Individualisiertes Lernen: Chance und Risiko zugleich
Um mit der rasanten Veränderung Schritt zu halten, setzt Siemens auf die Individualisierung des Lernens. Robert erklärte, dass es in einer zunehmend unvorhersehbaren Welt nicht mehr möglich sei, Lerninhalte zentral vorzugeben und zu steuern. Stattdessen gilt es, die Verantwortung für das Lernen wieder stärker in die Hände der Mitarbeitenden zu legen. Siemens ermutigt seine Mitarbeitenden, selbst die Initiative für ihre Entwicklung zu ergreifen und schafft dafür die nötigen Voraussetzungen, etwa durch kostenfreien Zugang zu Lernressourcen und die Wertschätzung selbstgesteuerten Lernens.
Gleichzeitig ist sich Neuhauser bewusst, dass eine einseitige Fokussierung auf individualisiertes Lernen die Gefahr birgt, den Zusammenhalt im Unternehmen zu schwächen. Deshalb investiert Siemens gezielt in gemeinschaftsstiftende Lernformate wie Erlebnislernen und Selbstreflexion in der Gruppe. Neuhauser ist überzeugt, dass nur durch diese Kombination aus individualisiertem Lernen und gemeinschaftsstiftenden Formaten Unternehmen in einem unvorhersehbaren Umfeld erfolgreich sein können.
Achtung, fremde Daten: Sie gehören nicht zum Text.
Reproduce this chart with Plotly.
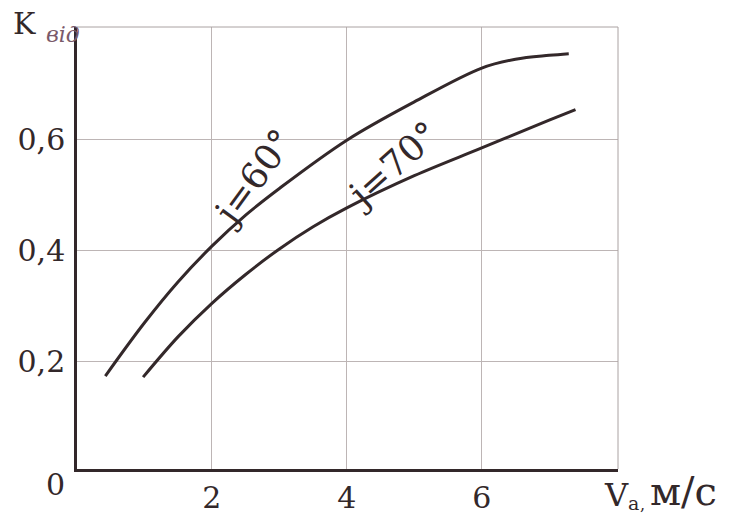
import plotly.graph_objects as go

# Speed V_a (m/s) and coefficient K_від for two angles j
v_j60 = [0.42, 1.0, 1.5, 2.0, 2.5, 3.0, 4.0, 5.0, 6.0, 6.5, 7.0, 7.29]
k_j60 = [0.173, 0.269, 0.343, 0.407, 0.463, 0.511, 0.598, 0.667, 0.728, 0.744, 0.751, 0.754]

v_j70 = [0.98, 1.5, 2.0, 2.5, 3.0, 3.5, 4.0, 5.0, 6.0, 7.0, 7.39]
k_j70 = [0.171, 0.244, 0.304, 0.356, 0.402, 0.442, 0.476, 0.534, 0.584, 0.634, 0.653]

x_ticks = [2, 4, 6]
x_labels = ["2", "4", "6"]
y_ticks = [0.2, 0.4, 0.6]
y_labels = ["0,2", "0,4", "0,6"]

INK = "#33282a"
GRID = "#bdb5b5"
SERIF = "DejaVu Serif"

W, H = 738, 517
L, R, T, B = 77, 120, 27, 48
PW, PH = W - L - R, H - T - B


def px(p):
    return (p - L) / PW


def py(q):
    return (H - B - q) / PH


fig = go.Figure()
for xs, ys in ((v_j60, k_j60), (v_j70, k_j70)):
    fig.add_trace(go.Scatter(
        x=xs, y=ys, mode="lines",
        line=dict(color=INK, width=3, shape="spline", smoothing=1.0),
        showlegend=False, hoverinfo="skip",
    ))

axis_font = dict(family=SERIF, size=30, color=INK)

fig.update_layout(
    template="none",
    width=W, height=H,
    margin=dict(l=L, r=R, t=T, b=B, pad=0, autoexpand=False),
    paper_bgcolor="white", plot_bgcolor="white",
    xaxis=dict(
        range=[0, 8.02], tickvals=x_ticks, ticktext=x_labels,
        showgrid=True, gridcolor=GRID, gridwidth=1,
        showline=True, linecolor=INK, linewidth=2.5,
        ticks="", tickfont=axis_font, ticklabelstandoff=0,
        zeroline=False, fixedrange=True, automargin=False,
    ),
    yaxis=dict(
        range=[0.0054, 0.802], tickvals=y_ticks, ticktext=y_labels,
        showgrid=True, gridcolor=GRID, gridwidth=1,
        showline=True, linecolor=INK, linewidth=2.5,
        ticks="", tickfont=axis_font, ticklabelstandoff=3,
        zeroline=False, fixedrange=True, automargin=False,
    ),
)

# thin frame on the top and right sides
fig.add_shape(type="line", xref="paper", yref="paper", x0=0, x1=1, y0=1, y1=1,
              line=dict(color="#aaa2a2", width=1))
fig.add_shape(type="line", xref="paper", yref="paper", x0=1, x1=1, y0=0, y1=1,
              line=dict(color="#aaa2a2", width=1))

ann = []
# origin label
ann.append(dict(text="0", xref="paper", yref="paper", x=px(55), y=py(484),
                xanchor="center", yanchor="middle", showarrow=False, font=axis_font))
# y-axis title
ann.append(dict(text="K", xref="paper", yref="paper", x=px(11), y=py(23),
                xanchor="left", yanchor="middle", showarrow=False,
                font=dict(family=SERIF, size=30, color=INK)))
ann.append(dict(text="<i>від</i>", xref="paper", yref="paper", x=px(44), y=py(34),
                xanchor="left", yanchor="middle", showarrow=False,
                font=dict(family=SERIF, size=22, color="#7a5a6a")))
# x-axis title
ann.append(dict(text="V", xref="paper", yref="paper", x=px(602), y=py(516),
                xanchor="left", yanchor="bottom", showarrow=False,
                font=dict(family=SERIF, size=32, color=INK)))
ann.append(dict(text="a", xref="paper", yref="paper", x=px(626), y=py(516),
                xanchor="left", yanchor="bottom", showarrow=False,
                font=dict(family=SERIF, size=19, color=INK)))
ann.append(dict(text=",", xref="paper", yref="paper", x=px(638), y=py(516),
                xanchor="left", yanchor="bottom", showarrow=False,
                font=dict(family=SERIF, size=16, color=INK)))
ann.append(dict(text="м/с", xref="paper", yref="paper", x=px(648), y=py(516),
                xanchor="left", yanchor="bottom", showarrow=False,
                font=dict(family=SERIF, size=40, color=INK)))
# curve labels
ann.append(dict(text="j=60°", x=2.62, y=0.53, xref="x", yref="y",
                textangle=-54, showarrow=False,
                font=dict(family=SERIF, size=36, color=INK)))
ann.append(dict(text="j=70°", x=4.67, y=0.553, xref="x", yref="y",
                textangle=-42, showarrow=False,
                font=dict(family=SERIF, size=36, color=INK)))

fig.update_layout(annotations=ann)

fig.write_html("out.html")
Ein harter Wandel für Führungskräfte
Auch die Rolle der Führungskräfte hat sich im Zuge der Transformation grundlegend verändert. Sie müssen mehr unternehmerische Verantwortung übernehmen und können Aufgaben wie Personalentwicklung und Gehaltsentscheidungen nicht länger an HR outsourcen, so Neuhauser. Diese Veränderung erfordert ein grundlegendes Umdenken und stellt viele Führungskräfte vor Herausforderungen. Gerade diejenigen, die in den letzten Jahren gelernt haben, Personalthemen an HR auszulagern, müssen nun umdenken und sich selbst als Gestalter*innen begreifen. Doch Neuhauser sieht darin auch eine große Chance: Wenn es gelingt, Führungskräfte wieder mehr zu unternehmerischen Disziplinen zu befähigen, könne dies enorme Potenziale für das Unternehmen freisetzen. Der Weg dahin ist nicht einfach, aber lohnend – davon ist Neuhauser überzeugt.
Fazit
Die HR-Transformation bei Siemens unter der Leitung von Robert Neuhauser war eine intensive und lehrreiche Reise. Sie zeigt eindrucksvoll, wie sich HR in einem unvorhersehbaren Geschäftsumfeld neu erfinden und als strategischer Partner des Unternehmens positionieren kann. Zentrale Elemente dieser Transformation waren die Individualisierung des Lernens bei gleichzeitiger Stärkung des Zusammenhalts, die Neuausrichtung der Führungsrolle hin zu mehr unternehmerischer Verantwortung und der Mut, alte Denkmuster aufzubrechen.
Neuhausers Erfahrungen machen deutlich, dass eine erfolgreiche HR-Transformation keine einfache Aufgabe ist. Sie erfordert Ausdauer, Überzeugungskraft und die Bereitschaft, auch unbequeme Wahrheiten auszusprechen. Doch der Erfolg gibt ihm Recht: Siemens hat heute eine HR-Organisation, die aktiv zur Gestaltung des Geschäfts beiträgt und Mitarbeitende dabei unterstützt, ihre Potenziale zu entfalten. Für Unternehmen, die vor ähnlichen Herausforderungen stehen, bietet sein Beispiel wertvolle Impulse und Mut, neue Wege zu gehen. Es macht deutlich, dass sich der Aufwand lohnt – nicht nur für HR, sondern für das gesamte Unternehmen.